::: RECORDS SUPPLIED

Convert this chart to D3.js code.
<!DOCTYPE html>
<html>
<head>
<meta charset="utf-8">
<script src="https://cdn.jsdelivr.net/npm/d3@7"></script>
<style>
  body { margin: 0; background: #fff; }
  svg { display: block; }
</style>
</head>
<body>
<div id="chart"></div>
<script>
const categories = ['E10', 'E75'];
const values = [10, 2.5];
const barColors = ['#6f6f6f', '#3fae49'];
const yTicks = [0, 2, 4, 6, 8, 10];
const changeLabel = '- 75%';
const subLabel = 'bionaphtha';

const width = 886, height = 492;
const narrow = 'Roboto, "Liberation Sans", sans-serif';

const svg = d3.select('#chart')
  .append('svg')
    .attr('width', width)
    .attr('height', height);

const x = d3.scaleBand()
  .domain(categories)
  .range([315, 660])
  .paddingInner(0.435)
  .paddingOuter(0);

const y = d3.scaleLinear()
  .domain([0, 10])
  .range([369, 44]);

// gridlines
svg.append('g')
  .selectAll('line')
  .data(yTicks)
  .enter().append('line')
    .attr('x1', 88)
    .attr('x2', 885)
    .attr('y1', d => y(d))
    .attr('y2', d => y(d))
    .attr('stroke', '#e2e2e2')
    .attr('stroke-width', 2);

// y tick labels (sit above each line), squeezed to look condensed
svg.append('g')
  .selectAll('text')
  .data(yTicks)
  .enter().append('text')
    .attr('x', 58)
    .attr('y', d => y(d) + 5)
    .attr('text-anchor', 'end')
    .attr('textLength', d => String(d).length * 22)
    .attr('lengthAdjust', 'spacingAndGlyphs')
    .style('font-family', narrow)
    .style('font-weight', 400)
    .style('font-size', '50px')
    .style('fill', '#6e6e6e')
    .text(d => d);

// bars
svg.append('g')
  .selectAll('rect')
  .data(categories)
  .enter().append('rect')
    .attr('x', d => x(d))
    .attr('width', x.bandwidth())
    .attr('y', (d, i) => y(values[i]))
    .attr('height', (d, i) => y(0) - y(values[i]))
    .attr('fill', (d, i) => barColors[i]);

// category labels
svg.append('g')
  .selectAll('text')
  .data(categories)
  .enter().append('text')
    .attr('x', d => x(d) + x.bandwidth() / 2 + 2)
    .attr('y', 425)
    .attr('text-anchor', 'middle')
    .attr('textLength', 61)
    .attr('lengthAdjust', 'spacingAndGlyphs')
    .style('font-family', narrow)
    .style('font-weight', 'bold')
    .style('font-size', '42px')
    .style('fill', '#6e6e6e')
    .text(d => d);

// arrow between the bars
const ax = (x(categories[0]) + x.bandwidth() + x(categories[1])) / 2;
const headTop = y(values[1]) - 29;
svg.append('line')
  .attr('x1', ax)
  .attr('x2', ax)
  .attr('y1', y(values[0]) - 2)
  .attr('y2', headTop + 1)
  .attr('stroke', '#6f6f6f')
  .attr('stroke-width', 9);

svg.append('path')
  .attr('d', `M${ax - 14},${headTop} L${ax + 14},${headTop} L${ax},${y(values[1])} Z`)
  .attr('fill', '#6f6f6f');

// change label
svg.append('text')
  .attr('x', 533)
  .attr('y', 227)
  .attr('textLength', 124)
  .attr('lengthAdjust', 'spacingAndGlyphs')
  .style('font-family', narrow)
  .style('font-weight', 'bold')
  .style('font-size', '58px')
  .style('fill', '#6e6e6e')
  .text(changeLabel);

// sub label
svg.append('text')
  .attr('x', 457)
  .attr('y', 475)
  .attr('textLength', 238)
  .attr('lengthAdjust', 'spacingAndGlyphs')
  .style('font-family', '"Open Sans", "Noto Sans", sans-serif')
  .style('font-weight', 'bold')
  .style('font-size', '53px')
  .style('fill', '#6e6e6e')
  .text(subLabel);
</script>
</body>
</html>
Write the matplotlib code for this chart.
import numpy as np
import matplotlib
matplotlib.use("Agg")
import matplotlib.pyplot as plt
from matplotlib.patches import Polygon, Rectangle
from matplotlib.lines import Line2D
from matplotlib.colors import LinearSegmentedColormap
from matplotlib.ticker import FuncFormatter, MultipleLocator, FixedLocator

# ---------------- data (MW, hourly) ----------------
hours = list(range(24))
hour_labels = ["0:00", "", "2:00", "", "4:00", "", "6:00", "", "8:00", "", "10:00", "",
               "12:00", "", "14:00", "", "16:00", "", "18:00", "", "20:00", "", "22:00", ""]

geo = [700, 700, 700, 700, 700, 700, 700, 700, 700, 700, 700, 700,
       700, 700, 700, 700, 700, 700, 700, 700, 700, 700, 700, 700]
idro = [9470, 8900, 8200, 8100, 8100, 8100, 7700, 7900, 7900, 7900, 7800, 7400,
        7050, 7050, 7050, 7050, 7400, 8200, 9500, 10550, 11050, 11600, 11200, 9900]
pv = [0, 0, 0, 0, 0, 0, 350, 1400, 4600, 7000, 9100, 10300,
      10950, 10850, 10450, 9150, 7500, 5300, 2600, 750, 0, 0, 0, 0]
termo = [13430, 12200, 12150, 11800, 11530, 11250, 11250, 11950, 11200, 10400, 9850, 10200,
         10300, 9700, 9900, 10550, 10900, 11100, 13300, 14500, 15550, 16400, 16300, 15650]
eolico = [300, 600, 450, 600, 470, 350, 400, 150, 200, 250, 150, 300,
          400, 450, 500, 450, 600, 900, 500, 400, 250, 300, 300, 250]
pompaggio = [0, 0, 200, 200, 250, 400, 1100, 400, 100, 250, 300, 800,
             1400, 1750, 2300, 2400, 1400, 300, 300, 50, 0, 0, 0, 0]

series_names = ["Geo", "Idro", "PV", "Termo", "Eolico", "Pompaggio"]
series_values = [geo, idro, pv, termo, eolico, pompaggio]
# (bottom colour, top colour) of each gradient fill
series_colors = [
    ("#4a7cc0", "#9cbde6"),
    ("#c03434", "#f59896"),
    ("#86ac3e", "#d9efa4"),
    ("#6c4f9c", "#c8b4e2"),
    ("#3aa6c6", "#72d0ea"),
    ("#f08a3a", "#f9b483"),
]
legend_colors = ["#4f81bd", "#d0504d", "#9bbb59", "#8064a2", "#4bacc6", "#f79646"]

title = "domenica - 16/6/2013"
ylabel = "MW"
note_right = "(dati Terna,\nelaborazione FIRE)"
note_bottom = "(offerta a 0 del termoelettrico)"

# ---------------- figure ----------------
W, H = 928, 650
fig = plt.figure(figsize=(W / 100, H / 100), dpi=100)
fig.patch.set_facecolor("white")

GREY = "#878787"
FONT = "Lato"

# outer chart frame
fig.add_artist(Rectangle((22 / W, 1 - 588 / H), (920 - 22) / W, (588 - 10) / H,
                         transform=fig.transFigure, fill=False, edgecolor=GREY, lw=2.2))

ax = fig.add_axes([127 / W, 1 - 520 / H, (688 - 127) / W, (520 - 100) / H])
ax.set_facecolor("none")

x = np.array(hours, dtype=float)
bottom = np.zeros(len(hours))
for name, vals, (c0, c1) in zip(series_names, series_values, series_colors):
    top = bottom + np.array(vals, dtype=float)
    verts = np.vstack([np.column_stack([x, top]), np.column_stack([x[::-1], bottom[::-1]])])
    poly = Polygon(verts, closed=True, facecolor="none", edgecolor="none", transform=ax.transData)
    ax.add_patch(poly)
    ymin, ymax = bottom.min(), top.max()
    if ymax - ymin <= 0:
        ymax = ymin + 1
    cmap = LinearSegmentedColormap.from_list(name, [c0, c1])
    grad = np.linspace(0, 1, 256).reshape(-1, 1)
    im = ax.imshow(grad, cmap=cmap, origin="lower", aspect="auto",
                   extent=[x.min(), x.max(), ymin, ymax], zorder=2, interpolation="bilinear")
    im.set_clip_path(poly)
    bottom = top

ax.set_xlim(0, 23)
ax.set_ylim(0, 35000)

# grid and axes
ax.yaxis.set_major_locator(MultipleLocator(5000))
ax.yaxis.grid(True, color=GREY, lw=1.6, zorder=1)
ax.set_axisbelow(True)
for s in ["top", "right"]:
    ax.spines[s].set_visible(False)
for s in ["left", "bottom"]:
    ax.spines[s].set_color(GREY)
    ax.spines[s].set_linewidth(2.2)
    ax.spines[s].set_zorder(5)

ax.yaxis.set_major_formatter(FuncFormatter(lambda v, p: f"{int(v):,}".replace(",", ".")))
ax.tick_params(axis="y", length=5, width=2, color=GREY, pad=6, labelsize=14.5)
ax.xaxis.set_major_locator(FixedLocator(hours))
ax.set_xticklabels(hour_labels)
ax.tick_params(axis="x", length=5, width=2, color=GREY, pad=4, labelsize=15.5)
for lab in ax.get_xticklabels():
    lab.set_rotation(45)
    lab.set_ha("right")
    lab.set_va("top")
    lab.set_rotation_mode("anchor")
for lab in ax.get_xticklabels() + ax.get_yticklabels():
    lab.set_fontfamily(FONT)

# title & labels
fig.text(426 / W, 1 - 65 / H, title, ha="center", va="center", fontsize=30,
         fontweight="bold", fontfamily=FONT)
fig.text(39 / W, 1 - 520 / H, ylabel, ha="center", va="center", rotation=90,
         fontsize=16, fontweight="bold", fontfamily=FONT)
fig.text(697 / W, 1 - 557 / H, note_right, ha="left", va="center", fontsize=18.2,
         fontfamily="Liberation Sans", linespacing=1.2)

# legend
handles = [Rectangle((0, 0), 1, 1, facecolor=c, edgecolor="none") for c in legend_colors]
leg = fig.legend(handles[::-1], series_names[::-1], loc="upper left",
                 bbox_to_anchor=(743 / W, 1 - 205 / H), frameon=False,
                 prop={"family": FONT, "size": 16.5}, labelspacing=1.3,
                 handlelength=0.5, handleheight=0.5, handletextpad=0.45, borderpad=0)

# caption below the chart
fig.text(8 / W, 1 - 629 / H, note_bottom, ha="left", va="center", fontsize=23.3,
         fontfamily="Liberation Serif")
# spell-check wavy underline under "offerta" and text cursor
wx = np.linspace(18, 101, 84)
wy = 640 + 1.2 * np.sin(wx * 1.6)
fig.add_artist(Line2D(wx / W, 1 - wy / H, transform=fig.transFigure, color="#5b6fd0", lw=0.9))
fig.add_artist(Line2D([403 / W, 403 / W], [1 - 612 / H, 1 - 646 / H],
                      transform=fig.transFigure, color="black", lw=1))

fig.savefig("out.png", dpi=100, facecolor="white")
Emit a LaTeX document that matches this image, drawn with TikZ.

::::::

*WHAT IS BEING ASKED*: From the line with "Write the matplotlib code for this chart." through the line with "from matplotlib.ticker import", repeat every line exactly, both ends included, and nothing outside that range.

*OUTPUT OF THE TASK*:
Write the matplotlib code for this chart.
import numpy as np
import matplotlib
matplotlib.use("Agg")
import matplotlib.pyplot as plt
from matplotlib.patches import Polygon, Rectangle
from matplotlib.lines import Line2D
from matplotlib.colors import LinearSegmentedColormap
from matplotlib.ticker import FuncFormatter, MultipleLocator, FixedLocator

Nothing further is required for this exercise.